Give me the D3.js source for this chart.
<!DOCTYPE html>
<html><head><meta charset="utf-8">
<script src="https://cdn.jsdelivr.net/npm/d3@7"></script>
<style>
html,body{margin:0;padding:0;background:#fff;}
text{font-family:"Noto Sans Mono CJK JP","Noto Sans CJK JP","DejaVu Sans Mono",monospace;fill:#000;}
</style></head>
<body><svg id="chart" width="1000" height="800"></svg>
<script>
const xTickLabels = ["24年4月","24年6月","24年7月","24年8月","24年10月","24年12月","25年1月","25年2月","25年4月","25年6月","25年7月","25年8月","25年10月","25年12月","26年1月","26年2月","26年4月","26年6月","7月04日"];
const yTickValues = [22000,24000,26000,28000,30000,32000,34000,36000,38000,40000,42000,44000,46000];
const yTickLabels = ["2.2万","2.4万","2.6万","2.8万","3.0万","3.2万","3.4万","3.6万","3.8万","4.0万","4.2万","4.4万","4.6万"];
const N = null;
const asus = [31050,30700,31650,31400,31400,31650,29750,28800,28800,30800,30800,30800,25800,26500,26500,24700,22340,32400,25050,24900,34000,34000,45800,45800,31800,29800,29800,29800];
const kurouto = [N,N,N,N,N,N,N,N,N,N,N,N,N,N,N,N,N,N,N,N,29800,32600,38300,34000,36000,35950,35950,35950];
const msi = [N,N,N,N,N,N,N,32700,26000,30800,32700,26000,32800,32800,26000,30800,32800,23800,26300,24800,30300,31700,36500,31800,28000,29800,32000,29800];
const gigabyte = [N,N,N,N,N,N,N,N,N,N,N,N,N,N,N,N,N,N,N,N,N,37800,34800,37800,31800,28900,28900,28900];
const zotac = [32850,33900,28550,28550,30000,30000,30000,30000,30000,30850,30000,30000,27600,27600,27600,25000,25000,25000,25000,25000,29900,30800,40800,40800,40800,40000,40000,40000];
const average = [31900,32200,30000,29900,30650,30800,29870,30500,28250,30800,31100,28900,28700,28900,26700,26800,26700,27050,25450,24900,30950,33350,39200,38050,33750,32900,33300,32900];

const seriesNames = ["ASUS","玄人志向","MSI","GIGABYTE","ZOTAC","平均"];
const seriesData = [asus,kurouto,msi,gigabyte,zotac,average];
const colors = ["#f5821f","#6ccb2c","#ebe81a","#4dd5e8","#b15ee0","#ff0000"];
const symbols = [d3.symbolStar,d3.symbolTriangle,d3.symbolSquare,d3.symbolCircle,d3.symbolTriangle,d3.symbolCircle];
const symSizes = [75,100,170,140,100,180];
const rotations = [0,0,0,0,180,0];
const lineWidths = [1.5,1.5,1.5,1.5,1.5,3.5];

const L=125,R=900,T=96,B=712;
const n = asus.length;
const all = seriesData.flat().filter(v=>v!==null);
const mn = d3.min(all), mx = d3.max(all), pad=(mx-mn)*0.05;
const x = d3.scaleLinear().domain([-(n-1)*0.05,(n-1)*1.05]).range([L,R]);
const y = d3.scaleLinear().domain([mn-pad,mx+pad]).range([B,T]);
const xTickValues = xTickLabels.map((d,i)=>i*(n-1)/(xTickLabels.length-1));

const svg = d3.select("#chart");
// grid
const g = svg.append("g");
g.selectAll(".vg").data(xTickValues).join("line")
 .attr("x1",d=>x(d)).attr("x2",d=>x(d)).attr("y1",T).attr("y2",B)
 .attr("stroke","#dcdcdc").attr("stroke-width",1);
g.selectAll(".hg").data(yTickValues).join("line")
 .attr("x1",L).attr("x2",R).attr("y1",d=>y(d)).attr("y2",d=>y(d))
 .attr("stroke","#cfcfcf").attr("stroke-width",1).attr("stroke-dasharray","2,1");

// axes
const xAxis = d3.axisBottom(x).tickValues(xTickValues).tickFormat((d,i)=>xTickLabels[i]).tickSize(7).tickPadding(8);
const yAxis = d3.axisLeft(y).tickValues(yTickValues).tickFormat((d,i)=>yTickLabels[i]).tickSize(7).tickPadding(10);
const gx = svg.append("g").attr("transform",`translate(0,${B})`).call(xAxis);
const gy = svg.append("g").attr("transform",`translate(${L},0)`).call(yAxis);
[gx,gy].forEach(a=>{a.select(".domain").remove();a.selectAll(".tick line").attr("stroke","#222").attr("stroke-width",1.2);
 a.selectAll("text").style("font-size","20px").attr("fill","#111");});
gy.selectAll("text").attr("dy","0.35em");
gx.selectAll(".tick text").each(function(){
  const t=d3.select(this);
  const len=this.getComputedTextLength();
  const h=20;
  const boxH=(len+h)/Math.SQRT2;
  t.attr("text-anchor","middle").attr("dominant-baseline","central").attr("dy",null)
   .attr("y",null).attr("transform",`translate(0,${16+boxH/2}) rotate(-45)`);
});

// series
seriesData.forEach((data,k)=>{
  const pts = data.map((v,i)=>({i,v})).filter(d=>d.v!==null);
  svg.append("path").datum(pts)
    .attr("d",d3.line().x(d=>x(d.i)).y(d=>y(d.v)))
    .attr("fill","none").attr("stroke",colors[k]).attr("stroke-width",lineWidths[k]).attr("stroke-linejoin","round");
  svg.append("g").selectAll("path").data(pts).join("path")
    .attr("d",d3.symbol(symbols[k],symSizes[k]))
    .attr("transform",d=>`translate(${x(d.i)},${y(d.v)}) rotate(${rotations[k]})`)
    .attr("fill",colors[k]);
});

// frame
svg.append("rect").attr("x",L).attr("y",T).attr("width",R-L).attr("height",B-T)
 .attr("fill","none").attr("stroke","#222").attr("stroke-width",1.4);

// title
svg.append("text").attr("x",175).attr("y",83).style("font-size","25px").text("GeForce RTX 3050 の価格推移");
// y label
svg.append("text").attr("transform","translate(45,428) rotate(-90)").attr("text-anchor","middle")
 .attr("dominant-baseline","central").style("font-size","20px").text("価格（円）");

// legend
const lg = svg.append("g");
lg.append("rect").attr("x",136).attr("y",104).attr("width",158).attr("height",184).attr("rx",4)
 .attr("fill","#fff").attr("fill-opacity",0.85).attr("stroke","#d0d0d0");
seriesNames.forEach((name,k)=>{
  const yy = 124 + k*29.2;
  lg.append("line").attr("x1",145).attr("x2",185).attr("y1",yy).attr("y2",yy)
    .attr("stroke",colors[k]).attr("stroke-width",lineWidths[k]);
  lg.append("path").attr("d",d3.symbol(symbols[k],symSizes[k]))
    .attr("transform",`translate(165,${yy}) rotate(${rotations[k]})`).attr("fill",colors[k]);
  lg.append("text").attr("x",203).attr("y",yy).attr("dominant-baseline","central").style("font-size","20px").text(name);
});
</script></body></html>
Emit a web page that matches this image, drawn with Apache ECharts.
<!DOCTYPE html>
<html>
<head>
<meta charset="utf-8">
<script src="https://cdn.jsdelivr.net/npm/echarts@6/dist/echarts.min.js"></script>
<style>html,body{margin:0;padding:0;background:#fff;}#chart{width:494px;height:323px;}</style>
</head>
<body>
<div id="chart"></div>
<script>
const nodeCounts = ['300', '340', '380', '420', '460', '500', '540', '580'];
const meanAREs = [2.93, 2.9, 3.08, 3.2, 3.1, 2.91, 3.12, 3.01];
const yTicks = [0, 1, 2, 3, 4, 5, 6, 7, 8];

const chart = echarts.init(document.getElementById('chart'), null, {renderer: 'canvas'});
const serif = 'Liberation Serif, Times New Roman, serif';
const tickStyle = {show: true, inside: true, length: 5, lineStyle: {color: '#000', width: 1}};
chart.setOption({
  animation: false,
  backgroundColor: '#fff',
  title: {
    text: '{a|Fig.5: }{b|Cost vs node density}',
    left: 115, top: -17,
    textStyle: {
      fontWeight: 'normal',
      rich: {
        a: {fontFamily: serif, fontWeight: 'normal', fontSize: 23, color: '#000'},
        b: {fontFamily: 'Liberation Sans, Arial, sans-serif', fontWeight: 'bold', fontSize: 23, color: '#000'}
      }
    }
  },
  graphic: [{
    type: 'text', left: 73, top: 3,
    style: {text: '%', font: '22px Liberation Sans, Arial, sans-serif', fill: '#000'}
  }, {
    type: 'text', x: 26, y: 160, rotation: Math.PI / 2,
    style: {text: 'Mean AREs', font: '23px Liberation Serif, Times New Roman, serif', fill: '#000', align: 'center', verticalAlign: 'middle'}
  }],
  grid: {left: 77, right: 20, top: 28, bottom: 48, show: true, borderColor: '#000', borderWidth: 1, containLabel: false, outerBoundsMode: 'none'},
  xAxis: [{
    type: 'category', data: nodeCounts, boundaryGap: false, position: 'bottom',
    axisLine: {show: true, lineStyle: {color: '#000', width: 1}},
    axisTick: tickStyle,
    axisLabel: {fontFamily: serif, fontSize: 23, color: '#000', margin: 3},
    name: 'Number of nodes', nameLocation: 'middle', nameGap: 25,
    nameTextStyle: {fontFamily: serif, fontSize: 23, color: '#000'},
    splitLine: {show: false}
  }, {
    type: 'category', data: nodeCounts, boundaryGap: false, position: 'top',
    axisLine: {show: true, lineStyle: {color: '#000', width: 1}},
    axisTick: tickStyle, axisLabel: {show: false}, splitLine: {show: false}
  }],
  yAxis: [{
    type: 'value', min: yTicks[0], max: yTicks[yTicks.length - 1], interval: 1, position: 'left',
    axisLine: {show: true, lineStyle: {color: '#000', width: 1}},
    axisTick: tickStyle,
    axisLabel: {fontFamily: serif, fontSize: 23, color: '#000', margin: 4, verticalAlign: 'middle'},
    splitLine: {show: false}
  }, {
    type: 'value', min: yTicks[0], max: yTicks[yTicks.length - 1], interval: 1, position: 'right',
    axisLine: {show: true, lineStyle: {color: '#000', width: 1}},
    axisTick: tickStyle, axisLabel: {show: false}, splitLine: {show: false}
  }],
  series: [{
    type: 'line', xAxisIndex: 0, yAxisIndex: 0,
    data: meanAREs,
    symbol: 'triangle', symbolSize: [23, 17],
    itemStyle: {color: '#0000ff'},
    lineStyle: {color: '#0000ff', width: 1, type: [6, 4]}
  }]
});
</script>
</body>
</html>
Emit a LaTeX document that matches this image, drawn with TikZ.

#####

▶ WRITTEN TASK:
Everything from the line that contains "Emit a web page" through the line that contains "const yTicks = [0, 1, 2, 3, 4, 5, 6, 7, 8];" is to be transcribed exactly, and nothing outside that range.

▶ COMPLETED EXERCISE:
Emit a web page that matches this image, drawn with Apache ECharts.
<!DOCTYPE html>
<html>
<head>
<meta charset="utf-8">
<script src="https://cdn.jsdelivr.net/npm/echarts@6/dist/echarts.min.js"></script>
<style>html,body{margin:0;padding:0;background:#fff;}#chart{width:494px;height:323px;}</style>
</head>
<body>
<div id="chart"></div>
<script>
const nodeCounts = ['300', '340', '380', '420', '460', '500', '540', '580'];
const meanAREs = [2.93, 2.9, 3.08, 3.2, 3.1, 2.91, 3.12, 3.01];
const yTicks = [0, 1, 2, 3, 4, 5, 6, 7, 8];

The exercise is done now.